Я
О мероприятии
Психоделическая автобиография Игоря Волошина “Я” – кино завораживающее и бессмысленное, как плывущие облака.
Молодой севастопольский неформал (Артур Смольянинов) является с вещами в дурку, косить от армии. Когда-то в этой же самой больнице содержался (а на самом деле — царил, вынюхивая под «Ласковый май» килограммы белого порошка) легендарный психонавт Румын (Алексей Горбунов) — герой сопротивления даже не советской власти, а реальности как таковой. Этот самый Румын прошел севера, кабаки и «черную», вступил в жесткую конфронтацию с сыном магаданского, кажется, прокурора, был распят ментами на кладбищенском кресте — но не умер. Разгоняя воспоминания, похожие на флешбэки, и галлюцинации, похожие на кино, разваливаясь на куски от инъекций аминазина, сочиняя письма маме и в меру сил участвуя в общественной жизни палаты, герой все ждет и ждет. Не выписки — второго пришествия Румына.
Для тех, кто нашел «Нирвану» (первая работа Игоря Волошина) скорее любопытным экспериментом, чем пижонством, фильм «Я» должен бы стать моментом истины, разъяснением, проливающим свет на разные стороны творчества этого неординарного, ни на кого не похожего режиссера. Во-первых, всем давно хотелось узнать, кто такой этот Волошин (кино-то автобиографическое). Может ли он снять историю с началом, серединой и концом? («Нирвана» была бесконечной костюмированной каруселью вокруг Исаакиевского; а злосчастный фильм «Олимпус Инферно», заказанный Волошину государством и испортивший его репутацию среди самой свободолюбивой части киносообщества, оказался настолько несмотрибельной халтурой, что никто, кажется, так и не смог узнать, есть ли у него середина.)
Вопросов много, ответ один: Волошин — совсем не рассказчик, а классический визионер, со всеми вытекающими отсюда плюсами и минусами. «Я» не поучает зрителя, никуда его не ведет и ничего ему не предлагает, кроме увлекательного путешествия назад во времени. Для выбранной темы — хроники «кислотного теста» длиною в юность — такое недеяние, наверное, самый правильный подход. Психоделические революции всегда кончаются ничем и ничему не учат, выбивание дверей восприятия — процесс, в общем-то, самоценный, не ориентированный на результат. Так же и фильм: вместо повествования тут — цепь интересных случаев с препаратами, засевшие в мозгу режиссера воспоминания, которые прокручиваются на экране с удесятеренной яркостью и интенсивностью. Запряженная тройкой старенькая «Победа» мчится по весенней тундре. Вспышка. Румын, окруженный смеющимися девушками в золотом, открывает свой волшебный зонтик Оле Лукойе и осыпает город дождем галлюциногенов, эйфоретиков и стимуляторов. Вспышка. Пес волочит по ночной улице распятого на доске героя. Вспышка.

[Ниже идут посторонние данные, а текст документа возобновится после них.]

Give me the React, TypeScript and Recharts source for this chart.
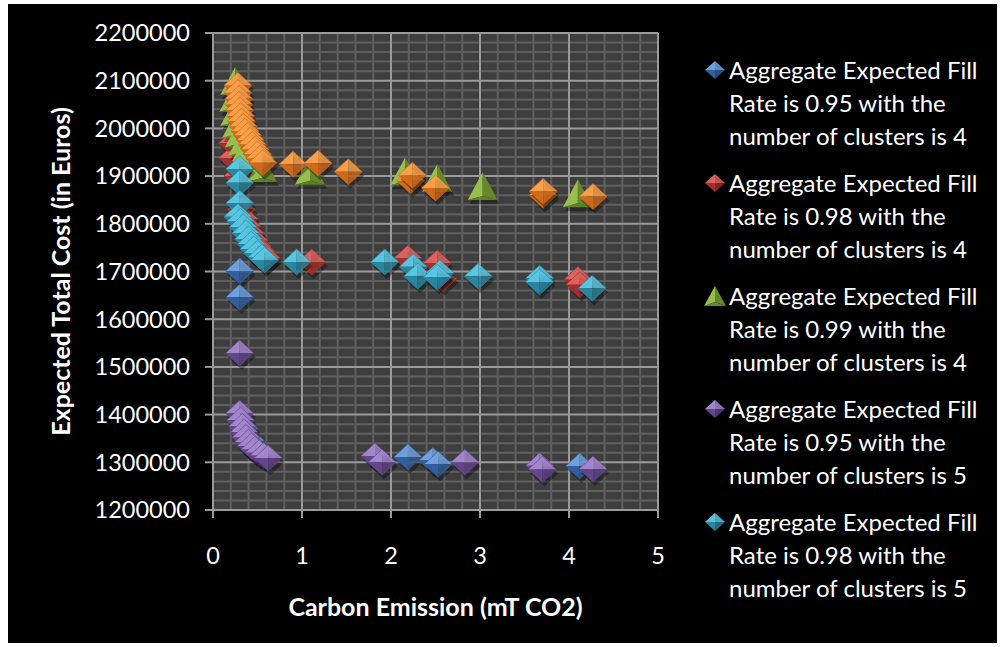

Это не реализм — таким мало кто был, но много кто себя таким воображал. При этом каждый, кого обожгла своим хвостом жар-птица 90-х, согласится, что все именно так и было. Бои у Белого дома, выступления голодных шахтеров со старушками, студенческие волнения на Красной площади — это скучно, не важно, не главное. Главное — великая иллюзия того, что стоит постучать посильнее — и нам откроется радостная и освобождающая правда обо всем, что с нас все только начинается, что впереди только радость. Этим вдохновляющим наваждением, смешанным с легкой грустью по павшим на неведомом фронте товарищам, «Я» щедро делится с теми, кто не успел или не застал. Вопрос о возможных культурных влияниях снимается сам собой — видно же, что человек сам плавал по жидкому небу.